RECORDED INFORMATION |
-------------------------

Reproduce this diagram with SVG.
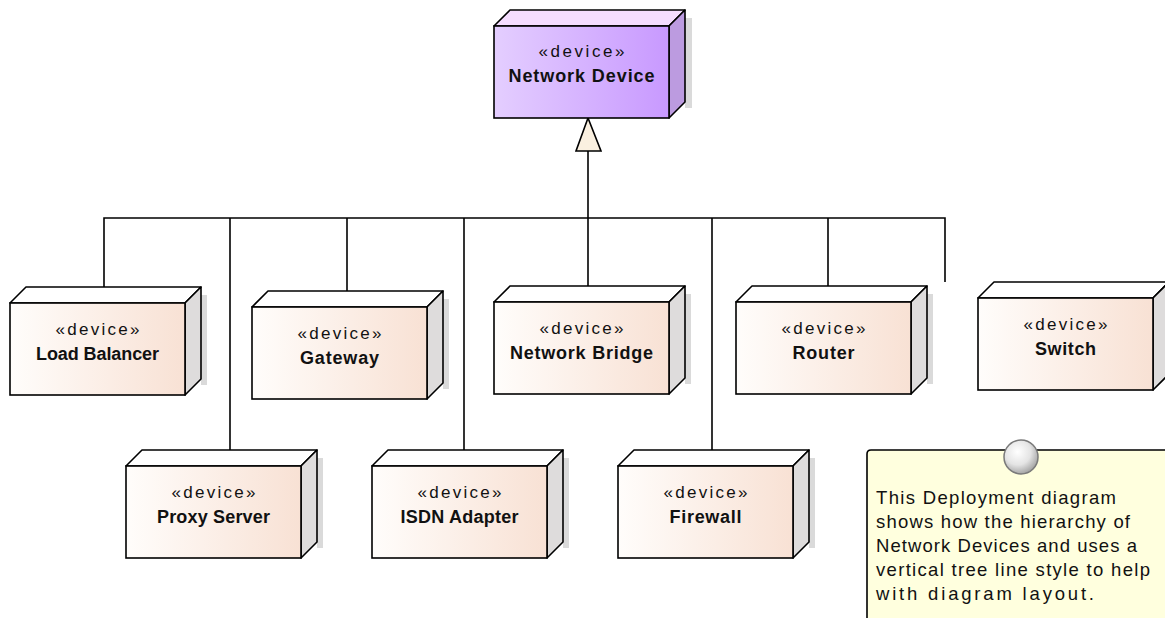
<svg xmlns="http://www.w3.org/2000/svg" width="1165" height="618" viewBox="0 0 1165 618">
<defs>
<linearGradient id="gFront" x1="0" y1="0" x2="1" y2="0">
<stop offset="0" stop-color="#FFFDFB"/>
<stop offset="1" stop-color="#F8E1D4"/>
</linearGradient>
<linearGradient id="gPurple" x1="0" y1="0" x2="1" y2="0">
<stop offset="0" stop-color="#E4CEFF"/>
<stop offset="1" stop-color="#C899FF"/>
</linearGradient>
<radialGradient id="gPin" cx="0.4" cy="0.35" r="0.7">
<stop offset="0" stop-color="#FFFFFF"/>
<stop offset="0.55" stop-color="#E4E4E4"/>
<stop offset="1" stop-color="#9C9C9C"/>
</radialGradient>
</defs>
<style>
.front{fill:url(#gFront);stroke:#000;stroke-width:1.6}
.top{fill:#FFFFFF;stroke:#000;stroke-width:1.6;stroke-linejoin:round}
.side{fill:#DEDCDC;stroke:#000;stroke-width:1.6;stroke-linejoin:round}
.shadow{fill:#DADADA}
.pfront{fill:url(#gPurple);stroke:#000;stroke-width:1.6}
.ptop{fill:#F5DDFF;stroke:#000;stroke-width:1.6;stroke-linejoin:round}
.pside{fill:#BC9BE0;stroke:#000;stroke-width:1.6;stroke-linejoin:round}
.st{font-family:"Liberation Sans",Arial,sans-serif;font-size:17px;fill:#111;text-anchor:middle}
.nm{font-family:"Liberation Sans",Arial,sans-serif;font-size:18px;font-weight:bold;fill:#111;text-anchor:middle}
.conn{fill:none;stroke:#000;stroke-width:1.6}
.note{fill:#FFFFDE;stroke:#000;stroke-width:1.6}
.nt{font-family:"Liberation Sans",Arial,sans-serif;font-size:18.5px;fill:#111}
</style>

<g id="connectors">
<polyline class="conn" points="104,287 104,218 945,218 945,282"/>
<line class="conn" x1="230" y1="218" x2="230" y2="450"/>
<line class="conn" x1="347" y1="218" x2="347" y2="291"/>
<line class="conn" x1="464" y1="218" x2="464" y2="450"/>
<line class="conn" x1="588" y1="151" x2="588" y2="286"/>
<line class="conn" x1="712" y1="218" x2="712" y2="450"/>
<line class="conn" x1="828" y1="218" x2="828" y2="286"/>
<polygon points="588,118 576,151 601,151" fill="#FAF0E0" stroke="#000" stroke-width="1.6" stroke-linejoin="miter"/>
</g>

<g id="network-device">
<rect class="shadow" x="685" y="18" width="7" height="90"/>
<polygon class="ptop" points="494,26 510,10 685,10 669,26"/>
<polygon class="pside" points="669,26 685,10 685,102 669,118"/>
<rect class="pfront" x="494" y="26" width="175" height="92"/>
<text class="st" x="581.5" y="57" textLength="86" lengthAdjust="spacing">«device»</text>
<text class="nm" x="581.5" y="82" textLength="146" lengthAdjust="spacing">Network Device</text>
</g>

<g id="load-balancer">
<rect class="shadow" x="201" y="295" width="6" height="90"/>
<polygon class="top" points="10,303 26,287 201,287 185,303"/>
<polygon class="side" points="185,303 201,287 201,379 185,395"/>
<rect class="front" x="10" y="303" width="175" height="92"/>
<text class="st" x="97.5" y="335" textLength="84" lengthAdjust="spacing">«device»</text>
<text class="nm" x="97.5" y="360" textLength="123" lengthAdjust="spacing">Load Balancer</text>
</g>

<g id="gateway">
<rect class="shadow" x="443" y="299" width="6" height="90"/>
<polygon class="top" points="252,307 268,291 443,291 427,307"/>
<polygon class="side" points="427,307 443,291 443,383 427,399"/>
<rect class="front" x="252" y="307" width="175" height="92"/>
<text class="st" x="339.5" y="339" textLength="84" lengthAdjust="spacing">«device»</text>
<text class="nm" x="339.5" y="364" textLength="79" lengthAdjust="spacing">Gateway</text>
</g>

<g id="network-bridge">
<rect class="shadow" x="685" y="294" width="6" height="90"/>
<polygon class="top" points="494,302 510,286 685,286 669,302"/>
<polygon class="side" points="669,302 685,286 685,378 669,394"/>
<rect class="front" x="494" y="302" width="175" height="92"/>
<text class="st" x="581.5" y="334" textLength="84" lengthAdjust="spacing">«device»</text>
<text class="nm" x="581.5" y="359" textLength="143" lengthAdjust="spacing">Network Bridge</text>
</g>

<g id="router">
<rect class="shadow" x="927" y="294" width="6" height="90"/>
<polygon class="top" points="736,302 752,286 927,286 911,302"/>
<polygon class="side" points="911,302 927,286 927,378 911,394"/>
<rect class="front" x="736" y="302" width="175" height="92"/>
<text class="st" x="823.5" y="334" textLength="84" lengthAdjust="spacing">«device»</text>
<text class="nm" x="823.5" y="359" textLength="62" lengthAdjust="spacing">Router</text>
</g>

<g id="switch">
<rect class="shadow" x="1169" y="290" width="6" height="90"/>
<polygon class="top" points="978,298 994,282 1169,282 1153,298"/>
<polygon class="side" points="1153,298 1169,282 1169,374 1153,390"/>
<rect class="front" x="978" y="298" width="175" height="92"/>
<text class="st" x="1065.5" y="330" textLength="84" lengthAdjust="spacing">«device»</text>
<text class="nm" x="1065.5" y="355" textLength="61" lengthAdjust="spacing">Switch</text>
</g>

<g id="proxy-server">
<rect class="shadow" x="317" y="458" width="6" height="90"/>
<polygon class="top" points="126,466 142,450 317,450 301,466"/>
<polygon class="side" points="301,466 317,450 317,542 301,558"/>
<rect class="front" x="126" y="466" width="175" height="92"/>
<text class="st" x="213.5" y="498" textLength="84" lengthAdjust="spacing">«device»</text>
<text class="nm" x="213.5" y="523" textLength="113" lengthAdjust="spacing">Proxy Server</text>
</g>

<g id="isdn-adapter">
<rect class="shadow" x="563" y="458" width="6" height="90"/>
<polygon class="top" points="372,466 388,450 563,450 547,466"/>
<polygon class="side" points="547,466 563,450 563,542 547,558"/>
<rect class="front" x="372" y="466" width="175" height="92"/>
<text class="st" x="459.5" y="498" textLength="84" lengthAdjust="spacing">«device»</text>
<text class="nm" x="459.5" y="523" textLength="118" lengthAdjust="spacing">ISDN Adapter</text>
</g>

<g id="firewall">
<rect class="shadow" x="809" y="458" width="6" height="90"/>
<polygon class="top" points="618,466 634,450 809,450 793,466"/>
<polygon class="side" points="793,466 809,450 809,542 793,558"/>
<rect class="front" x="618" y="466" width="175" height="92"/>
<text class="st" x="705.5" y="498" textLength="84" lengthAdjust="spacing">«device»</text>
<text class="nm" x="705.5" y="523" textLength="72" lengthAdjust="spacing">Firewall</text>
</g>

<g id="note">
<path class="note" d="M867,625 L867,454 Q867,450 871,450 L1175,450 L1175,625 Z"/>
<circle cx="1021" cy="457" r="17" fill="url(#gPin)" stroke="#7A7A7A" stroke-width="1.5"/>
<text class="nt" x="876" y="504" textLength="240" lengthAdjust="spacing">This Deployment diagram</text>
<text class="nt" x="876" y="528" textLength="254" lengthAdjust="spacing">shows how the hierarchy of</text>
<text class="nt" x="876" y="552" textLength="261" lengthAdjust="spacing">Network Devices and uses a</text>
<text class="nt" x="876" y="576" textLength="274" lengthAdjust="spacing">vertical tree line style to help</text>
<text class="nt" x="876" y="600" textLength="218" lengthAdjust="spacing">with diagram layout.</text>
</g>
</svg>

-------------------------

WORK REQUIRED | Every line should be retyped exactly, with the pictures omitted.

SOLUTION TO THIS EXERCISE |
Reproduce this diagram with SVG.
<svg xmlns="http://www.w3.org/2000/svg" width="1165" height="618" viewBox="0 0 1165 618">
<defs>
<linearGradient id="gFront" x1="0" y1="0" x2="1" y2="0">
<stop offset="0" stop-color="#FFFDFB"/>
<stop offset="1" stop-color="#F8E1D4"/>
</linearGradient>
<linearGradient id="gPurple" x1="0" y1="0" x2="1" y2="0">
<stop offset="0" stop-color="#E4CEFF"/>
<stop offset="1" stop-color="#C899FF"/>
</linearGradient>
<radialGradient id="gPin" cx="0.4" cy="0.35" r="0.7">
<stop offset="0" stop-color="#FFFFFF"/>
<stop offset="0.55" stop-color="#E4E4E4"/>
<stop offset="1" stop-color="#9C9C9C"/>
</radialGradient>
</defs>
<style>
.front{fill:url(#gFront);stroke:#000;stroke-width:1.6}
.top{fill:#FFFFFF;stroke:#000;stroke-width:1.6;stroke-linejoin:round}
.side{fill:#DEDCDC;stroke:#000;stroke-width:1.6;stroke-linejoin:round}
.shadow{fill:#DADADA}
.pfront{fill:url(#gPurple);stroke:#000;stroke-width:1.6}
.ptop{fill:#F5DDFF;stroke:#000;stroke-width:1.6;stroke-linejoin:round}
.pside{fill:#BC9BE0;stroke:#000;stroke-width:1.6;stroke-linejoin:round}
.st{font-family:"Liberation Sans",Arial,sans-serif;font-size:17px;fill:#111;text-anchor:middle}
.nm{font-family:"Liberation Sans",Arial,sans-serif;font-size:18px;font-weight:bold;fill:#111;text-anchor:middle}
.conn{fill:none;stroke:#000;stroke-width:1.6}
.note{fill:#FFFFDE;stroke:#000;stroke-width:1.6}
.nt{font-family:"Liberation Sans",Arial,sans-serif;font-size:18.5px;fill:#111}
</style>

<g id="connectors">
<polyline class="conn" points="104,287 104,218 945,218 945,282"/>
<line class="conn" x1="230" y1="218" x2="230" y2="450"/>
<line class="conn" x1="347" y1="218" x2="347" y2="291"/>
<line class="conn" x1="464" y1="218" x2="464" y2="450"/>
<line class="conn" x1="588" y1="151" x2="588" y2="286"/>
<line class="conn" x1="712" y1="218" x2="712" y2="450"/>
<line class="conn" x1="828" y1="218" x2="828" y2="286"/>
<polygon points="588,118 576,151 601,151" fill="#FAF0E0" stroke="#000" stroke-width="1.6" stroke-linejoin="miter"/>
</g>

<g id="network-device">
<rect class="shadow" x="685" y="18" width="7" height="90"/>
<polygon class="ptop" points="494,26 510,10 685,10 669,26"/>
<polygon class="pside" points="669,26 685,10 685,102 669,118"/>
<rect class="pfront" x="494" y="26" width="175" height="92"/>
<text class="st" x="581.5" y="57" textLength="86" lengthAdjust="spacing">«device»</text>
<text class="nm" x="581.5" y="82" textLength="146" lengthAdjust="spacing">Network Device</text>
</g>

<g id="load-balancer">
<rect class="shadow" x="201" y="295" width="6" height="90"/>
<polygon class="top" points="10,303 26,287 201,287 185,303"/>
<polygon class="side" points="185,303 201,287 201,379 185,395"/>
<rect class="front" x="10" y="303" width="175" height="92"/>
<text class="st" x="97.5" y="335" textLength="84" lengthAdjust="spacing">«device»</text>
<text class="nm" x="97.5" y="360" textLength="123" lengthAdjust="spacing">Load Balancer</text>
</g>

<g id="gateway">
<rect class="shadow" x="443" y="299" width="6" height="90"/>
<polygon class="top" points="252,307 268,291 443,291 427,307"/>
<polygon class="side" points="427,307 443,291 443,383 427,399"/>
<rect class="front" x="252" y="307" width="175" height="92"/>
<text class="st" x="339.5" y="339" textLength="84" lengthAdjust="spacing">«device»</text>
<text class="nm" x="339.5" y="364" textLength="79" lengthAdjust="spacing">Gateway</text>
</g>

<g id="network-bridge">
<rect class="shadow" x="685" y="294" width="6" height="90"/>
<polygon class="top" points="494,302 510,286 685,286 669,302"/>
<polygon class="side" points="669,302 685,286 685,378 669,394"/>
<rect class="front" x="494" y="302" width="175" height="92"/>
<text class="st" x="581.5" y="334" textLength="84" lengthAdjust="spacing">«device»</text>
<text class="nm" x="581.5" y="359" textLength="143" lengthAdjust="spacing">Network Bridge</text>
</g>

<g id="router">
<rect class="shadow" x="927" y="294" width="6" height="90"/>
<polygon class="top" points="736,302 752,286 927,286 911,302"/>
<polygon class="side" points="911,302 927,286 927,378 911,394"/>
<rect class="front" x="736" y="302" width="175" height="92"/>
<text class="st" x="823.5" y="334" textLength="84" lengthAdjust="spacing">«device»</text>
<text class="nm" x="823.5" y="359" textLength="62" lengthAdjust="spacing">Router</text>
</g>

<g id="switch">
<rect class="shadow" x="1169" y="290" width="6" height="90"/>
<polygon class="top" points="978,298 994,282 1169,282 1153,298"/>
<polygon class="side" points="1153,298 1169,282 1169,374 1153,390"/>
<rect class="front" x="978" y="298" width="175" height="92"/>
<text class="st" x="1065.5" y="330" textLength="84" lengthAdjust="spacing">«device»</text>
<text class="nm" x="1065.5" y="355" textLength="61" lengthAdjust="spacing">Switch</text>
</g>

<g id="proxy-server">
<rect class="shadow" x="317" y="458" width="6" height="90"/>
<polygon class="top" points="126,466 142,450 317,450 301,466"/>
<polygon class="side" points="301,466 317,450 317,542 301,558"/>
<rect class="front" x="126" y="466" width="175" height="92"/>
<text class="st" x="213.5" y="498" textLength="84" lengthAdjust="spacing">«device»</text>
<text class="nm" x="213.5" y="523" textLength="113" lengthAdjust="spacing">Proxy Server</text>
</g>

<g id="isdn-adapter">
<rect class="shadow" x="563" y="458" width="6" height="90"/>
<polygon class="top" points="372,466 388,450 563,450 547,466"/>
<polygon class="side" points="547,466 563,450 563,542 547,558"/>
<rect class="front" x="372" y="466" width="175" height="92"/>
<text class="st" x="459.5" y="498" textLength="84" lengthAdjust="spacing">«device»</text>
<text class="nm" x="459.5" y="523" textLength="118" lengthAdjust="spacing">ISDN Adapter</text>
</g>

<g id="firewall">
<rect class="shadow" x="809" y="458" width="6" height="90"/>
<polygon class="top" points="618,466 634,450 809,450 793,466"/>
<polygon class="side" points="793,466 809,450 809,542 793,558"/>
<rect class="front" x="618" y="466" width="175" height="92"/>
<text class="st" x="705.5" y="498" textLength="84" lengthAdjust="spacing">«device»</text>
<text class="nm" x="705.5" y="523" textLength="72" lengthAdjust="spacing">Firewall</text>
</g>

<g id="note">
<path class="note" d="M867,625 L867,454 Q867,450 871,450 L1175,450 L1175,625 Z"/>
<circle cx="1021" cy="457" r="17" fill="url(#gPin)" stroke="#7A7A7A" stroke-width="1.5"/>
<text class="nt" x="876" y="504" textLength="240" lengthAdjust="spacing">This Deployment diagram</text>
<text class="nt" x="876" y="528" textLength="254" lengthAdjust="spacing">shows how the hierarchy of</text>
<text class="nt" x="876" y="552" textLength="261" lengthAdjust="spacing">Network Devices and uses a</text>
<text class="nt" x="876" y="576" textLength="274" lengthAdjust="spacing">vertical tree line style to help</text>
<text class="nt" x="876" y="600" textLength="218" lengthAdjust="spacing">with diagram layout.</text>
</g>
</svg>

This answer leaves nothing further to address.